Unique Deduplication

And there comes the unique one. This classifies on all the three modes of deduplication. This comes using the Abhraya’s unique agentless backup methodology. Let us understand what is so unique here.
Abhraya picks up data from the source production system and brings it to the Abhraya client system. The deduplication happens at the Abhraya client. This ensures that no deduplication process takes any processor or memory of the source system. Of course, it does compression and encryption also here so it keeps it completely free from using production system’s resources. From here the deduplicated data goes to the Abhraya Server for final storage.
How I classify this in all three modes is because it does deduplication before it reaches the final backup destination and does not need any resources or extra disks to store databefore going for target based. For the source production system on the other side, there is no process happening there. Data goes out and gets deduplicated on some other system.
And finally, it does perform inline deduplication also as the target based deduplication happens before writing data on the disk. Unlike a typical target based deduplication which first writes the data and then reads and deletes duplicate blocks. Abhraya does it before writing and offers benefits of all the three types to its users.

Tuesday 7 January 2014

Target Based Deduplication


Target based deduplication was one of the initial ways of performing deduplication. This was more on the VTLs when VTLs were launched as a technology, and over time, it seems that this is not much in use now.
All it did was to carry the data to the target backup device – mainly VTL – and store it there. It would then run a deduplication process to match blocks and delete the duplicate data. At a later schedule, system will run a clear garbage type process to finally remove the deleted content and free up the space on the VTL.
When it was launched, it was the only process and was a great process. With newer and better technologies available, target based deduplication has lost its charm since most applications now prefer source based deduplication and reduce data before it travels on the network.
So target based deduplication has its advantages of using minimum source processing and memory cycles in performing deduplication at the target, the hind side being slightly oversizing the target to ensure enough space to accommodate full data before starting the deletion process.

Saturday 4 January 2014

Inline Deduplication

Inline deduplication looks as a very impressive term. You are made to believe that the magic would happen on the wire but at the end of the day, there are many caveats.
We have had a very recent experience where someone sized it with assumptions and commitments of reducing the backup & recovery windows tremendously but it did not really go as down as it was expected to be going.
Inline deduplication starts working on the source server itself and is followed by some more processing on the network.

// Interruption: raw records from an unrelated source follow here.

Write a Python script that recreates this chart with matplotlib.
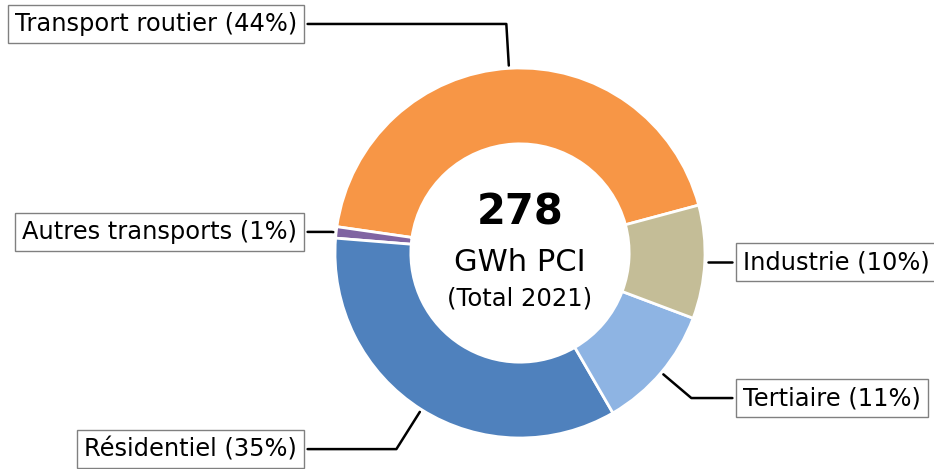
import numpy as np
import matplotlib.pyplot as plt

# donnees (parts en %)
secteurs = ['Transport routier', 'Autres transports', 'Résidentiel', 'Tertiaire', 'Industrie']
parts = [44, 1, 35, 11, 10]
couleurs = ['#f79646', '#8064a2', '#4f81bd', '#8eb4e3', '#c4bd97']
total_gwh = 278
annee = 2021

# position verticale des etiquettes
label_y = [1.238, 0.114, -1.06, -0.784, -0.049]

fig = plt.figure(figsize=(9.34, 4.69), dpi=100)
ax = fig.add_axes([0, 0, 1, 1])

wedges, _ = ax.pie(parts, colors=couleurs, startangle=15, counterclock=True,
                   radius=1, wedgeprops=dict(width=0.41, edgecolor='white', linewidth=2))

bbox_props = dict(boxstyle="square,pad=0.3", fc="white", ec="#808080", lw=1)
kw = dict(arrowprops=dict(arrowstyle="-", lw=1.8, color='black'),
          bbox=bbox_props, zorder=0, va="center", fontsize=17.4)

for i, p in enumerate(wedges):
    ang = (p.theta2 - p.theta1) / 2. + p.theta1
    y = np.sin(np.deg2rad(ang))
    x = np.cos(np.deg2rad(ang))
    ha = {-1: "right", 1: "left"}[int(np.sign(x))]
    kw["arrowprops"].update({"connectionstyle": f"angle,angleA=0,angleB={ang}"})
    ax.annotate(f"{secteurs[i]} ({parts[i]}%)", xy=(x, y),
                xytext=(1.205 * np.sign(x), label_y[i]),
                horizontalalignment=ha, **kw)

# texte central
ax.text(0, 0.22, f"{total_gwh}", ha='center', va='center', fontsize=30, fontweight='bold')
ax.text(0, -0.05, "GWh PCI", ha='center', va='center', fontsize=22)
ax.text(0, -0.245, f"(Total {annee})", ha='center', va='center', fontsize=17.5)

ax.set_aspect('auto')
ax.set_xlim(-520 / 185, (934 - 520) / 185)
ax.set_ylim(-(469 - 253) / 185, 253 / 185)
ax.axis('off')

plt.savefig("out.png", dpi=100)
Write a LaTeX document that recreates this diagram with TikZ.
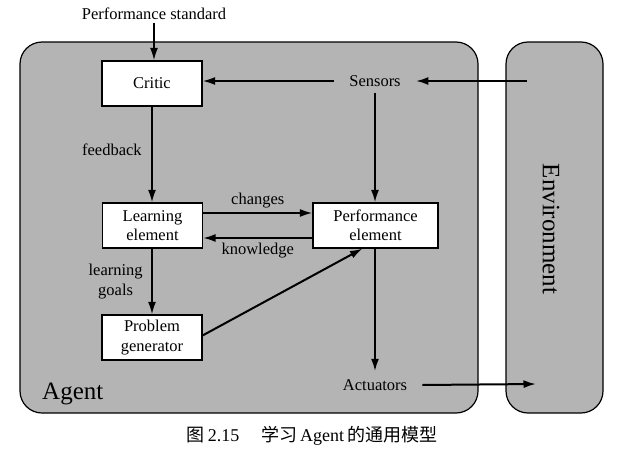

The left overs are taken care of by the media device’s memory. So, if you think you have a lot of extra resources on the production servers, go for this. If you are low on resources, you should first upgrade the production servers and then you are expected to have atleast two 10 Gig ports dedicated for the deduplication device and a well sized media server.
Just expecting wonders by replacing the backup device would not help much. It will reduce the backup & recovery windows a bit especially if you move from tape to disk while getting deduplication. However, you should be extremely careful in terms of your upgrade plans and the expectations that you set for yourself.